The verse states that, “The eyes of Havayah, your God, are constantly upon it [the Holy Land].” God’s Providence over the Holy Land is likened to sight, which operates at the speed of light, and in a straight line. But, God’s Providence over the rest of the world is likened to hearing, which operates at the much slower speed of sound and indirectly. This is the difference between the land of Israel and all other countries.

One most relevant application of charity for the land of Israel today is the support of Jewish labor in Israel. Usually, using Jewish labor appears far more costly than the alternatives. But, in truth, it is far more precious and the difference is certainly the highest form of charity dedicated to the well-being and success of the Jewish residents of the Holy Land.
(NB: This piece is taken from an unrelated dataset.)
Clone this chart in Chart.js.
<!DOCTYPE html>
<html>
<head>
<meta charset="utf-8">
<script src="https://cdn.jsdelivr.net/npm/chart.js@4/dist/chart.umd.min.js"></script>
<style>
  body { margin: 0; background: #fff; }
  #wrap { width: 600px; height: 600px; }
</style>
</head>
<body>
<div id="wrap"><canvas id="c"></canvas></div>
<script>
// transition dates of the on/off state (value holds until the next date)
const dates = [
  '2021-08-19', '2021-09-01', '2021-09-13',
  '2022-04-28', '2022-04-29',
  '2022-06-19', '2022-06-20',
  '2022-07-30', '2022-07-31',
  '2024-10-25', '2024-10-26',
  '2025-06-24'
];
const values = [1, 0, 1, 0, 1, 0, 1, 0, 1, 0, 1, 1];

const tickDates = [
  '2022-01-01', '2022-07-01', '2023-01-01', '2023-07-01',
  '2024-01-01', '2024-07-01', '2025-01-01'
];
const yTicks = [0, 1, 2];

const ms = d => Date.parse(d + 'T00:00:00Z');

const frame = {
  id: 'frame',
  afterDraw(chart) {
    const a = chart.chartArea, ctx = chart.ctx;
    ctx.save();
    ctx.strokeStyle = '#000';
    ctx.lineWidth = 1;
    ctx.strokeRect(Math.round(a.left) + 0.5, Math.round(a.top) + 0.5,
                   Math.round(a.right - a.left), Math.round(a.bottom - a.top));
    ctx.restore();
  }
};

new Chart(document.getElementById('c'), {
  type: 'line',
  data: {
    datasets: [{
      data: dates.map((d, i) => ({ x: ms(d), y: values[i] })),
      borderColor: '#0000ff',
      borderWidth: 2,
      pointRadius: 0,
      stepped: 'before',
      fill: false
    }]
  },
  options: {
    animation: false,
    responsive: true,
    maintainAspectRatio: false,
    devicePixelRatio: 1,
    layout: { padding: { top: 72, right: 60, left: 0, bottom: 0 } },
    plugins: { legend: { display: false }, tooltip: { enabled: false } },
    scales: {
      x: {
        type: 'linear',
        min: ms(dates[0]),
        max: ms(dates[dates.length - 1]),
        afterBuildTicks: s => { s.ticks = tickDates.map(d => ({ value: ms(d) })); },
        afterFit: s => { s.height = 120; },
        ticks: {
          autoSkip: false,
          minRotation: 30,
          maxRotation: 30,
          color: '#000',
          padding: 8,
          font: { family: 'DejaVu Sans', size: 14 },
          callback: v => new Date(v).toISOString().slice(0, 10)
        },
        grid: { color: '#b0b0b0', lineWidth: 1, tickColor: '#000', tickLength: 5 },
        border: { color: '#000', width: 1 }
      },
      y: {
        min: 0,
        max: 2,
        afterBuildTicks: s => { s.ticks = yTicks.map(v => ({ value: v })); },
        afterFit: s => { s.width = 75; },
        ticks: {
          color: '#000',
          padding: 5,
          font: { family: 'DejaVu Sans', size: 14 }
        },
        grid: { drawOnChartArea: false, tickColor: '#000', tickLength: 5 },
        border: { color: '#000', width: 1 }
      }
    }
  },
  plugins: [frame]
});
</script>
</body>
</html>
A ladder between heaven and earth

Now we can better understand the significance of the “merit of the land of Israel” that was so precious in Jacob’s eyes and in the eyes of the Alter Rebbe. The merit of the Holy Land is the great merit of living in a land where every act performed has inherent value, in a land that supports fruitful dialogue between heaven and earth, between body, soul and the source of all souls, and between the Jewish people and the Almighty.

It is the greatest thinkers—those spiritual giants who delve with their intellect into higher worlds to fathom the unknown—who best understand the secret hidden in the lowest, material world. It is they who recognize the special quality of the Land of Life. Though Jacob sees a ladder reaching the heavens above and “God standing over him,” he is also the one to recognize the importance of the ladder’s base, standing with its feet on the ground revealing the importance of possessing the land and settling it. His first act upon returning to the land of Israel from Haran is to purchase a plot of land outside the city of Shechem.

It follows then that the Alter Rebbe, with all his far-reaching intellectual work and in-depth study of the Divine and the depths of the human soul, would be the one to appreciate and emphasize the great significance of mundane action, from the act of giving a single coin to a needy individual to supporting the entire Jewish community in the land of Israel.

Our generation’s task is to complete the connection between heaven and earth, between revealing the inner dimension of the Torah’s mysteries in the era of redemption and reestablishing the Jewish kingdom, here on earth.